La Conférence de Dubaï sur les changements climatiques a connu une fin miraculeuse. Pour la première fois lors d'un tel événement, les pays se sont mis d'accord pour renoncer à l'avenir aux énergies fossiles, bien qu'après de vives protestations. Au lieu du charbon, du pétrole et du gaz, ils doivent miser sur les énergies renouvelables, mais aussi sur l'énergie nucléaire, l'hydrogène et l'injection de CO2.
Cette décision, qui a fait l'objet d'une longue lutte, est qualifiée d'historique dans le monde entier. Reto Knutti, de l'EPF de Zurich, évalue le résultat final de la COP28.
L'accord qui vient d'être conclu marque-t-il vraiment la sortie de l'ère des énergies fossiles?
Reto Knutti: Il ne s'agit pas d'un abandon clair. On veut «s'en détourner», mais ce que cela signifie exactement n'est pas clair. Les pays sont invités à le faire, mais ce n'est pas une obligation. De plus, il y a plusieurs lacunes dans cette invitation. On parle de «unabated coal», c'est-à-dire de «charbon sans émissions», ce qui signifie que le charbon reste en principe une option tant que le CO2, ou même une partie seulement, est capté.
Est-ce le maximum qui a pu être atteint?
Probablement oui. La formulation mentionnant l'abandon complet, initialement demandée par beaucoup, aurait été en contradiction avec les intérêts directs de l'industrie fossile et du pays hôte. Cela aurait également fait perdre la face au président. L'abandon complet n'est en outre pas sans poser de problèmes. Bien sûr, les combustibles fossiles sont de loin responsables de la plus grande partie des émissions de CO2. Une élimination totale des fossiles sera toutefois extrêmement difficile et coûteuse. Pour certaines émissions résiduelles dans l'industrie, l'emballage, l'agriculture, l'aviation ou le ciment, il sera plus avantageux de les compenser par le captage ou la capture du CO2.
Vaut-il la peine de se battre si longtemps pour une formulation si les mesures restent finalement volontaires?

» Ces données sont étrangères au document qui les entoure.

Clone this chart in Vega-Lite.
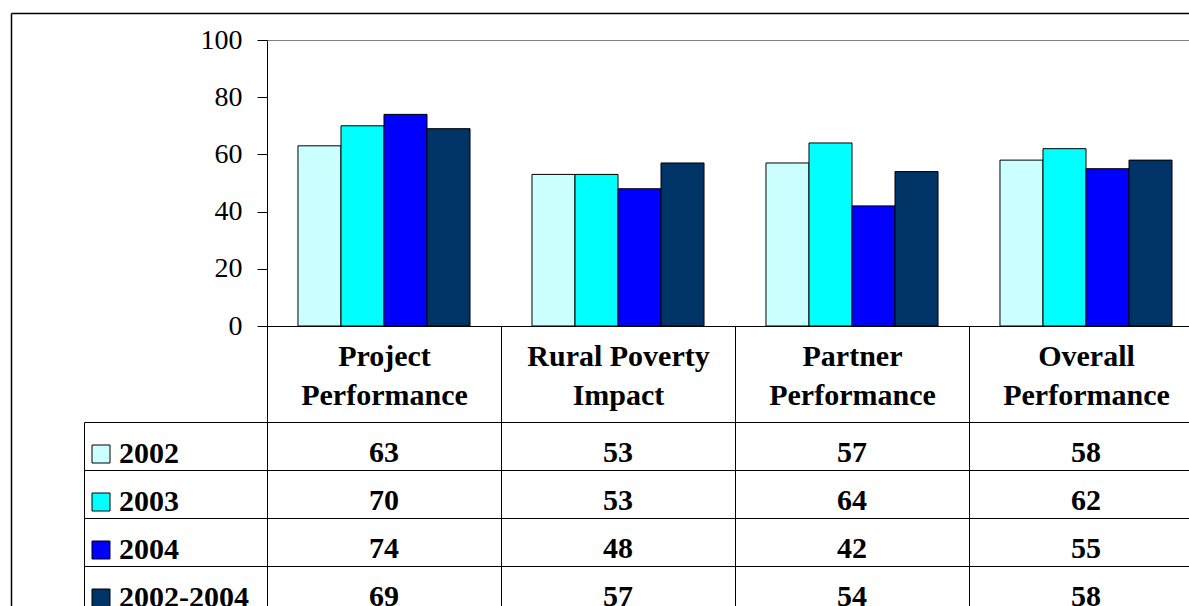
{
  "$schema": "https://vega.github.io/schema/vega-lite/v6.json",
  "autosize": {"type": "none"},
  "padding": {"left": 267, "top": 40, "right": 922, "bottom": 566},
  "background": "white",
  "config": {
    "view": {"stroke": null},
    "font": "Liberation Serif, Times New Roman, Times, serif",
    "axis": {"labelColor": "black", "domainColor": "black", "tickColor": "black"}
  },
  "data": {
    "values": [
      {"category": "Project Performance", "series": "2002", "value": 63},
      {"category": "Project Performance", "series": "2003", "value": 70},
      {"category": "Project Performance", "series": "2004", "value": 74},
      {"category": "Project Performance", "series": "2002-2004", "value": 69},
      {"category": "Rural Poverty Impact", "series": "2002", "value": 53},
      {"category": "Rural Poverty Impact", "series": "2003", "value": 53},
      {"category": "Rural Poverty Impact", "series": "2004", "value": 48},
      {"category": "Rural Poverty Impact", "series": "2002-2004", "value": 57},
      {"category": "Partner Performance", "series": "2002", "value": 57},
      {"category": "Partner Performance", "series": "2003", "value": 64},
      {"category": "Partner Performance", "series": "2004", "value": 42},
      {"category": "Partner Performance", "series": "2002-2004", "value": 54},
      {"category": "Overall Performance", "series": "2002", "value": 58},
      {"category": "Overall Performance", "series": "2003", "value": 62},
      {"category": "Overall Performance", "series": "2004", "value": 55},
      {"category": "Overall Performance", "series": "2002-2004", "value": 58}
    ]
  },
  "vconcat": [
    {
      "width": 922,
      "height": 286,
      "layer": [
        {
          "mark": {"type": "bar", "stroke": "black", "strokeWidth": 1},
          "encoding": {
            "x": {
              "field": "category", "type": "nominal",
              "sort": ["Project Performance", "Rural Poverty Impact", "Partner Performance", "Overall Performance"],
              "scale": {"range": [0, 936], "paddingInner": 0, "paddingOuter": 0},
              "axis": {
                "title": null, "orient": "bottom", "domain": true, "ticks": true, "tickBand": "extent",
                "tickSize": 96, "labelPadding": -81, "labelBaseline": "top", "labelAngle": 0,
                "labelFont": "Liberation Serif, Times New Roman, Times, serif", "labelFontWeight": "bold", "labelFontSize": 30,
                "labelLineHeight": 39, "labelLimit": 0, "labelOverlap": false, "labelFlush": false,
                "labelExpr": "datum.label == 'Rural Poverty Impact' ? ['Rural Poverty', 'Impact'] : split(datum.label, ' ')"
              }
            },
            "xOffset": {
              "field": "series", "type": "nominal",
              "sort": ["2002", "2003", "2004", "2002-2004"],
              "scale": {"paddingInner": 0, "paddingOuter": 0.72}
            },
            "y": {
              "field": "value", "type": "quantitative",
              "scale": {"domain": [0, 100], "nice": false},
              "axis": {
                "title": null, "orient": "left", "values": [0, 20, 40, 60, 80, 100], "tickSize": 10, "labelPadding": 15,
                "labelFont": "Liberation Serif, Times New Roman, Times, serif", "labelFontSize": 28, "labelFontWeight": "normal",
                "grid": true, "gridColor": "#808080",
                "gridOpacity": {"condition": {"test": "datum.value === 100", "value": 1}, "value": 0}
              }
            },
            "color": {
              "field": "series", "type": "nominal",
              "scale": {"domain": ["2002", "2003", "2004", "2002-2004"], "range": ["#CCFFFF", "#00FFFF", "#0000FF", "#003366"]},
              "legend": {
                "title": null, "orient": "none", "legendX": -181, "legendY": 399, "direction": "vertical",
                "symbolType": "square", "symbolSize": 324, "symbolStrokeColor": "black", "symbolStrokeWidth": 1,
                "symbolOpacity": 1, "labelFont": "Liberation Serif, Times New Roman, Times, serif", "labelFontWeight": "bold", "labelFontSize": 30,
                "labelColor": "black", "labelOffset": 3, "rowPadding": 18, "padding": 0
              }
            }
          }
        },
        {
          "mark": {"type": "text"},
          "encoding": {
            "x": {
              "field": "value", "type": "quantitative",
              "scale": {"domain": [0, 100], "range": [-256, 1000]},
              "axis": {"title": null, "orient": "top", "offset": 27, "domain": true, "domainWidth": 1.5, "labels": false, "ticks": false, "grid": false}
            },
            "y": {
              "field": "value", "type": "quantitative",
              "scale": {"domain": [0, 100], "range": [640, -27]},
              "axis": {"title": null, "orient": "left", "offset": 256, "domain": true, "domainWidth": 1.5, "labels": false, "ticks": false, "grid": false}
            }
          }
        }
      ],
      "resolve": {"scale": {"x": "independent", "y": "independent"}, "axis": {"x": "independent", "y": "independent"}}
    },
    {
      "width": 922,
      "height": 192,
      "layer": [
        {
          "mark": {"type": "text", "font": "Liberation Serif, Times New Roman, Times, serif", "fontWeight": "bold", "fontSize": 30, "baseline": "middle", "dy": 7, "color": "black"},
          "encoding": {
            "x": {
              "field": "category", "type": "nominal",
              "sort": ["Project Performance", "Rural Poverty Impact", "Partner Performance", "Overall Performance"],
              "scale": {"range": [0, 936], "paddingInner": 0, "paddingOuter": 0},
              "axis": {"title": null, "labels": false, "ticks": false, "domain": false, "grid": true, "tickBand": "extent", "gridColor": "black", "gridOpacity": 1}
            },
            "y": {
              "field": "series", "type": "nominal",
              "sort": ["2002", "2003", "2004", "2002-2004"],
              "scale": {"paddingInner": 0, "paddingOuter": 0},
              "axis": {"title": null, "orient": "left", "labels": false, "ticks": true, "tickBand": "extent", "tickSize": 183, "domain": true, "grid": true, "gridColor": "black", "gridOpacity": 1}
            },
            "text": {"field": "value", "type": "quantitative"}
          }
        },
        {
          "mark": {"type": "text"},
          "encoding": {
            "y": {
              "field": "series", "type": "nominal",
              "sort": ["2002", "2003", "2004", "2002-2004"],
              "axis": {"title": null, "orient": "left", "offset": 183, "labels": false, "ticks": false, "domain": true, "grid": false}
            }
          }
        }
      ],
      "resolve": {"axis": {"y": "independent"}}
    }
  ],
  "spacing": 96,
  "bounds": "flush"
}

L'ONU ne connaît pas le vote à la majorité. Tout le monde doit être d'accord. Compte tenu des intérêts et des conditions inégales des pays, il n'est pas étonnant que l'on ne puisse se mettre d'accord que sur très peu de choses. Les décisions ont en premier lieu un effet de signal. Avec l'unanimité, une autre dynamique peut en outre se développer: les pays réalisent qu'ils ont des avantages à participer activement à cette transformation au lieu d'attendre que d'autres prennent le dessus sur le plan technologique.
La Russie, par exemple, n'est guère intéressée par une sortie du nucléaire. Un tel pays s'oriente-t-il malgré tout vers la protection du climat?
A court terme, de tels pays n'ont bien sûr aucun intérêt à sortir des énergies fossiles. Mais si personne ne veut plus d'énergie fossile parce que les alternatives sont moins chères et meilleures, cela arrivera quand même. Nous en voyons des signes, par exemple aux Etats-Unis avec l'Inflation Reduction Act. Il s'agit d'un gigantesque paquet d'infrastructures avec beaucoup de protection du climat, non pas en premier lieu pour sauver le monde, mais pour encourager l'innovation et la compétitivité. Nous le voyons également dans les technologies, notamment dans les énergies renouvelables, les véhicules électriques à batterie et les pompes à chaleur.
Quel est le plus grand succès de la COP28?
Pour la première fois, un texte issu d'une conférence sur le climat fait une déclaration explicite sur les énergies fossiles. Même ceux qui en vivent reconnaissent que l'avenir ne peut pas être fossile. Certains dans le monde politique considèrent cela comme un signal politique très important. En outre, des progrès ont été réalisés dans le domaine du financement des impacts et des dommages.
La Suisse n'est pas sur la bonne voie en ce qui concerne l'objectif climatique 2030. La COP28 change-t-elle quelque chose à notre approche?
La Suisse a malheureusement quitté la «Paris High Ambition Coalition», le groupe de pays qui veut une protection ambitieuse du climat. Et nous ne sommes pas sur la bonne voie pour atteindre l'objectif «zéro émission nette» accepté par le peuple en juin. La politique climatique est une politique nationale, chaque pays doit transformer son système énergétique. La Suisse est même derrière l'UE dans certains classements sur la protection du climat. Mais il y a de plus en plus de possibilités, qui sont également intéressantes sur le plan financier. Et de nombreuses entreprises prennent également les devants.